▶ EXERCISE DETAILS: Transcribe only the lines of the listing below from the one holding "What React, TypeScript" through the one holding "const freqStep = 2;", inclusive, without any change.

▶ TASK INPUTS:
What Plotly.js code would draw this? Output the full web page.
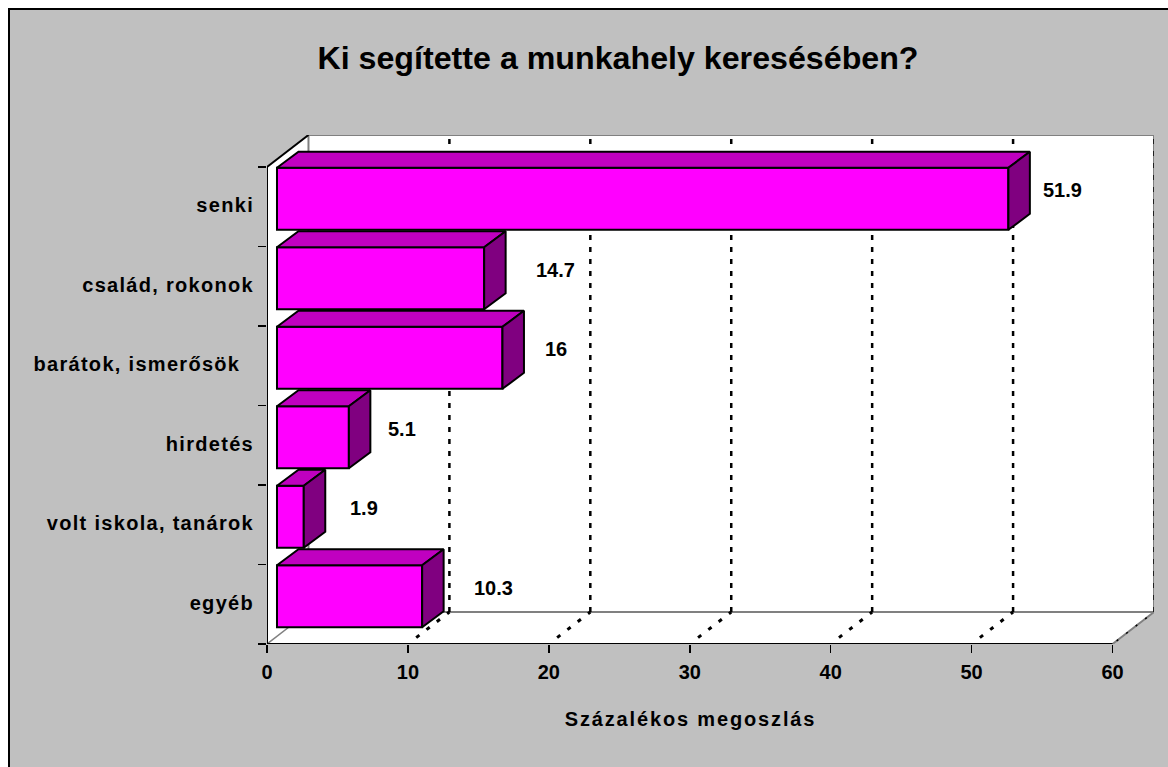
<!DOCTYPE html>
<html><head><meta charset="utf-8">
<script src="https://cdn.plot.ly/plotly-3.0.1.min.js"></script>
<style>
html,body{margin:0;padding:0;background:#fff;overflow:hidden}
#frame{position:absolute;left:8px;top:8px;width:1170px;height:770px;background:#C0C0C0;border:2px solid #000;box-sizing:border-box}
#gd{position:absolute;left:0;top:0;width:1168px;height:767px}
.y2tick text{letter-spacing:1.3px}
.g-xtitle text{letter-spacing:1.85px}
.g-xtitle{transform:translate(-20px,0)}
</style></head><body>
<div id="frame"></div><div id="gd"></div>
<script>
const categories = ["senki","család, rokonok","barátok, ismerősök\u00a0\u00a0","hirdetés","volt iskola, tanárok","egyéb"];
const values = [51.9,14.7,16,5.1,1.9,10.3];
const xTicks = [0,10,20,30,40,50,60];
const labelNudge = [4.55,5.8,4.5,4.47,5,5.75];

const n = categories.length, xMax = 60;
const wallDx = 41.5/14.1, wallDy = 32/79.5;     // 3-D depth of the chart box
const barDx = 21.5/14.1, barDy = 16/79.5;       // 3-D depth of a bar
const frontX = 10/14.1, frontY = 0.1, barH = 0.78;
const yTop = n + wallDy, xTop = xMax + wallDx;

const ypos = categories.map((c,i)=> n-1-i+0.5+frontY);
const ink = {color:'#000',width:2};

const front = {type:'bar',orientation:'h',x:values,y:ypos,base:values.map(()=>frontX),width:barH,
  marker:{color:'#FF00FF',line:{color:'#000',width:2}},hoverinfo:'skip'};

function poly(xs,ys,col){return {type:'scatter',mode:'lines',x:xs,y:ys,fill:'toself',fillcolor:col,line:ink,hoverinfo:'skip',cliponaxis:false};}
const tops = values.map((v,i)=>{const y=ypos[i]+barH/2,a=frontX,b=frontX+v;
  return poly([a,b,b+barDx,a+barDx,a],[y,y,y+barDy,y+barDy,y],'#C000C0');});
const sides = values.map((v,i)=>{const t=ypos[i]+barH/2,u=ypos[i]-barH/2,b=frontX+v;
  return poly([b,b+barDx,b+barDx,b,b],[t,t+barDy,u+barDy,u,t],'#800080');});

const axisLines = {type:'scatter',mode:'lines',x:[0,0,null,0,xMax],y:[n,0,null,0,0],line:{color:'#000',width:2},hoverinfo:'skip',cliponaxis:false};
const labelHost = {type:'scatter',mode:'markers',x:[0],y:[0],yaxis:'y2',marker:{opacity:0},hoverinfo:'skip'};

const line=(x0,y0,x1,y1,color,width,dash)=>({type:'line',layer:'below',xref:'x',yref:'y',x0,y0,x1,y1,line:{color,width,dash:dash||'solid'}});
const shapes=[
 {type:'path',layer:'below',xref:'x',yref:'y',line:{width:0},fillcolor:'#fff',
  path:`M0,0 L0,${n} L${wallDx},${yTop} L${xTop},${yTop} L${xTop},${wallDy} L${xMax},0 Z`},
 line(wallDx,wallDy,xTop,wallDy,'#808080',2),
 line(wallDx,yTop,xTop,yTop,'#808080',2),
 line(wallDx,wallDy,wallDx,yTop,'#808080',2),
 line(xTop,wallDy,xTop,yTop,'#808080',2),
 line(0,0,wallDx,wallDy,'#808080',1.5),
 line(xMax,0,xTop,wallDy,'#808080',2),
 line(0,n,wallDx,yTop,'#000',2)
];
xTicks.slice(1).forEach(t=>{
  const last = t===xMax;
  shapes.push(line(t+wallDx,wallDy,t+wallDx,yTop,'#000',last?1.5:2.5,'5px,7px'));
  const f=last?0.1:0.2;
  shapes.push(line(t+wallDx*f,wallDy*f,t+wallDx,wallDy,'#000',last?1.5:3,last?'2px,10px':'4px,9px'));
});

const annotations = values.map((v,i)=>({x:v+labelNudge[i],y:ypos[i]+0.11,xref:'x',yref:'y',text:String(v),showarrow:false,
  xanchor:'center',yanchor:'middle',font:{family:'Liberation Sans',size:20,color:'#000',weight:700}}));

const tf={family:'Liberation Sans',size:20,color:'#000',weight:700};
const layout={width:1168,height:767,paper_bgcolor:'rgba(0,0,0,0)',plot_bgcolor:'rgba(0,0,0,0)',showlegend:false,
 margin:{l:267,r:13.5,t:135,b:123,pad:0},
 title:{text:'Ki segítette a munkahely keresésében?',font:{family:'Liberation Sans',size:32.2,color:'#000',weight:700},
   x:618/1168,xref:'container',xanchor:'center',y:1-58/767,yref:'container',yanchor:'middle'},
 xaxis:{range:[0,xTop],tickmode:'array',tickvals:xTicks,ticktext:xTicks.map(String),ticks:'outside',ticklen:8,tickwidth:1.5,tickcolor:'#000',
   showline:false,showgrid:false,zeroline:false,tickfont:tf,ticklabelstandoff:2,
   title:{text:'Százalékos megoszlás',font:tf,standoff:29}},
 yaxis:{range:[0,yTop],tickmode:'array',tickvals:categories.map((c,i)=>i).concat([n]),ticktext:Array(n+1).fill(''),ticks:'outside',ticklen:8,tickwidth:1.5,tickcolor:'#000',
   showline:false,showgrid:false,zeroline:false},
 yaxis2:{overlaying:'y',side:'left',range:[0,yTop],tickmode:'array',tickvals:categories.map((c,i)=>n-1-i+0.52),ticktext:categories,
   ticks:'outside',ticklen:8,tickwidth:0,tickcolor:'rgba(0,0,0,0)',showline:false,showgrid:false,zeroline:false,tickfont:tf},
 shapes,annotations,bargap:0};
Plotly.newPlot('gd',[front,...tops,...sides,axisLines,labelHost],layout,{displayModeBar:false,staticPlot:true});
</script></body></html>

--

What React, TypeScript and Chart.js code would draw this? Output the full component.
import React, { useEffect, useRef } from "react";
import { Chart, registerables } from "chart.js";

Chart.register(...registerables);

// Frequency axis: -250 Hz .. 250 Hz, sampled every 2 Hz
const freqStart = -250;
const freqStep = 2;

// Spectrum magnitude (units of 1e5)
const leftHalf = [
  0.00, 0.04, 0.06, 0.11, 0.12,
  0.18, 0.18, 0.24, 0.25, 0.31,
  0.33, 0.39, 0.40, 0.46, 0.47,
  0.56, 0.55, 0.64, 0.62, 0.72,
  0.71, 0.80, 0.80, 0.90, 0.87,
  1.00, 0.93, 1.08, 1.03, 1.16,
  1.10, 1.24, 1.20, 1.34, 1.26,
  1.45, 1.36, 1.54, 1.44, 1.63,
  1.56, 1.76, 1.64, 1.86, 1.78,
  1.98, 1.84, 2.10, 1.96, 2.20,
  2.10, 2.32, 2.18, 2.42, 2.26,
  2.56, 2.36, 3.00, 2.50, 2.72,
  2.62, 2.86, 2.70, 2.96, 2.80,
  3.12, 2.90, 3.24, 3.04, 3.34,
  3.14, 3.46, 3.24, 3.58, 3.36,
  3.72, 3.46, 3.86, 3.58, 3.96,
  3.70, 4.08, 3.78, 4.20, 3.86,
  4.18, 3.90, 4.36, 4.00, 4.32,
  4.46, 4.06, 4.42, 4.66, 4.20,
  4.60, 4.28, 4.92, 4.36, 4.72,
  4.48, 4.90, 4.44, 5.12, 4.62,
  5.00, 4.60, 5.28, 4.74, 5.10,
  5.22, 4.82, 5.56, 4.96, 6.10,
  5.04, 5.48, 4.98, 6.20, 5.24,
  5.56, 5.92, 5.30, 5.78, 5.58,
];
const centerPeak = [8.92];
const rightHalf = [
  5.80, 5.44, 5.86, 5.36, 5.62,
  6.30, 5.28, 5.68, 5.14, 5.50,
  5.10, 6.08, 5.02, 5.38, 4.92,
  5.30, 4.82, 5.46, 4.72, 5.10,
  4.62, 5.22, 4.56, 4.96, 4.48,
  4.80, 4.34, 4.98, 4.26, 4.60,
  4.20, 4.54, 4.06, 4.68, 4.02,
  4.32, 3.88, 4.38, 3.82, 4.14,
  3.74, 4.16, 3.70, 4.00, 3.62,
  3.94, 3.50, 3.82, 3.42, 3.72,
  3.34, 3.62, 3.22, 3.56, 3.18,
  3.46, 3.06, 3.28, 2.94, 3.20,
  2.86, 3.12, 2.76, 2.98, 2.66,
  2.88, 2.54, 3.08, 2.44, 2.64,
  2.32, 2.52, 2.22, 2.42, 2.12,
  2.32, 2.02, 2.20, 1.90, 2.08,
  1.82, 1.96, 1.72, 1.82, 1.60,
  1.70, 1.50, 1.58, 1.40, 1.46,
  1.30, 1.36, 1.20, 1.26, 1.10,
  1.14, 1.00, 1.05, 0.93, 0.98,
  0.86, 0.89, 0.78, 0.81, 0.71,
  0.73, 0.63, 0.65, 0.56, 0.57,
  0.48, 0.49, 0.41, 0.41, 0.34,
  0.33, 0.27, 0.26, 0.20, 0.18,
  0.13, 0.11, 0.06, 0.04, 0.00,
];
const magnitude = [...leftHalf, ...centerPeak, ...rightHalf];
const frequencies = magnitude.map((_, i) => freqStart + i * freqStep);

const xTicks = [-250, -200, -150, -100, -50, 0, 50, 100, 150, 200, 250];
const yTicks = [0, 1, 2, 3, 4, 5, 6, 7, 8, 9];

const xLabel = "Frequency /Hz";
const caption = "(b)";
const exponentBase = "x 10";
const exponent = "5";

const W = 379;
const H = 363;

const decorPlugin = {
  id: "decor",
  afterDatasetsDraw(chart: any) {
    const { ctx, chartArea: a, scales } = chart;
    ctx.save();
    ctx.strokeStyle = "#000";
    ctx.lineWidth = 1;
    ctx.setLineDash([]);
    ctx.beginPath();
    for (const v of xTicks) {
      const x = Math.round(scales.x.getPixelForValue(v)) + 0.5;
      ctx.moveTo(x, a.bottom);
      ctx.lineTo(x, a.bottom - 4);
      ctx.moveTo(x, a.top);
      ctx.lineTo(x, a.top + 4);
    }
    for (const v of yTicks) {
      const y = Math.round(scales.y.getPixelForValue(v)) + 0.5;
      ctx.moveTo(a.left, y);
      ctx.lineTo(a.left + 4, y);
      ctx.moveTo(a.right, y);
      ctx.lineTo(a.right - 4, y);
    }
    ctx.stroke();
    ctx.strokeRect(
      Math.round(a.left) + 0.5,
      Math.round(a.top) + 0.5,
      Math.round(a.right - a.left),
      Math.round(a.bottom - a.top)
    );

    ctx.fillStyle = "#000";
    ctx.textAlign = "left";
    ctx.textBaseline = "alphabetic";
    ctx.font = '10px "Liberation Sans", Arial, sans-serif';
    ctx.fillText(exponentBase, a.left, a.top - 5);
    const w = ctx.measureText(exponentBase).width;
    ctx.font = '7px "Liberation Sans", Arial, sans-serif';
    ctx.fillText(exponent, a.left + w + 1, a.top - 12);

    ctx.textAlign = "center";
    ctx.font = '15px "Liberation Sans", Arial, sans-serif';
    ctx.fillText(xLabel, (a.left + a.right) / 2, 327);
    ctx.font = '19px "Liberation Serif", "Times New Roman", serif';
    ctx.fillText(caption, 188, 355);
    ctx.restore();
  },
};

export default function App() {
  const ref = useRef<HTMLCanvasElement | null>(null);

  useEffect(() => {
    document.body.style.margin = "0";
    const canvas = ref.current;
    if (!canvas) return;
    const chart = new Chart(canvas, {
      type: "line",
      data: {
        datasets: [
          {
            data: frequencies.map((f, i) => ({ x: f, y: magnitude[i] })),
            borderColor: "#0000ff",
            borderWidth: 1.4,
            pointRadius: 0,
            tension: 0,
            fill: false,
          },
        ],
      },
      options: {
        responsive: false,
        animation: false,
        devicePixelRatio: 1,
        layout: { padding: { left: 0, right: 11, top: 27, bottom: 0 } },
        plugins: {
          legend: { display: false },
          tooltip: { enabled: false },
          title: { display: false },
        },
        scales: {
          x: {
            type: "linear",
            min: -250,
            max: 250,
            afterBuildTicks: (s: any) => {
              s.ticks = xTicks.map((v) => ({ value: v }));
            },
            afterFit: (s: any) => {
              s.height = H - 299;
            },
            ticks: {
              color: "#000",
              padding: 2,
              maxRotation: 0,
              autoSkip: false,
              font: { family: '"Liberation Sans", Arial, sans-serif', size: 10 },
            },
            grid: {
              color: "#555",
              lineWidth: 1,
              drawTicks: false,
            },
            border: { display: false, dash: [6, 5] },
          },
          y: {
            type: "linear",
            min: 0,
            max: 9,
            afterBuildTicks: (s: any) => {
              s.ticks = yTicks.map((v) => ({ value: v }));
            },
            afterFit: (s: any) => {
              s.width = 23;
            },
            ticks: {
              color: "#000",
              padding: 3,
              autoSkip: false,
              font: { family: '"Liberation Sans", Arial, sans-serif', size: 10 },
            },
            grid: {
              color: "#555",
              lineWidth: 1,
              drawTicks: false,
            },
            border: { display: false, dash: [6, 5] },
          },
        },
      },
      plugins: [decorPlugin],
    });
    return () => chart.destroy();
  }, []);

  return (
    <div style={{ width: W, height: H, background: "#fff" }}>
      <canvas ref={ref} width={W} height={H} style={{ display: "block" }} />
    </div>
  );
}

* * *

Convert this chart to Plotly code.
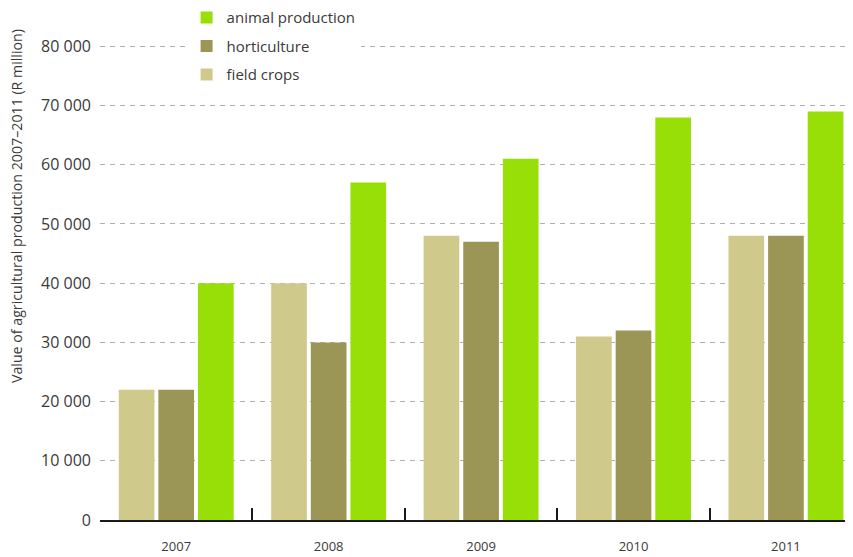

▶ FULL ANSWER:
What React, TypeScript and Chart.js code would draw this? Output the full component.
import React, { useEffect, useRef } from "react";
import { Chart, registerables } from "chart.js";

Chart.register(...registerables);

// Frequency axis: -250 Hz .. 250 Hz, sampled every 2 Hz
const freqStart = -250;
const freqStep = 2;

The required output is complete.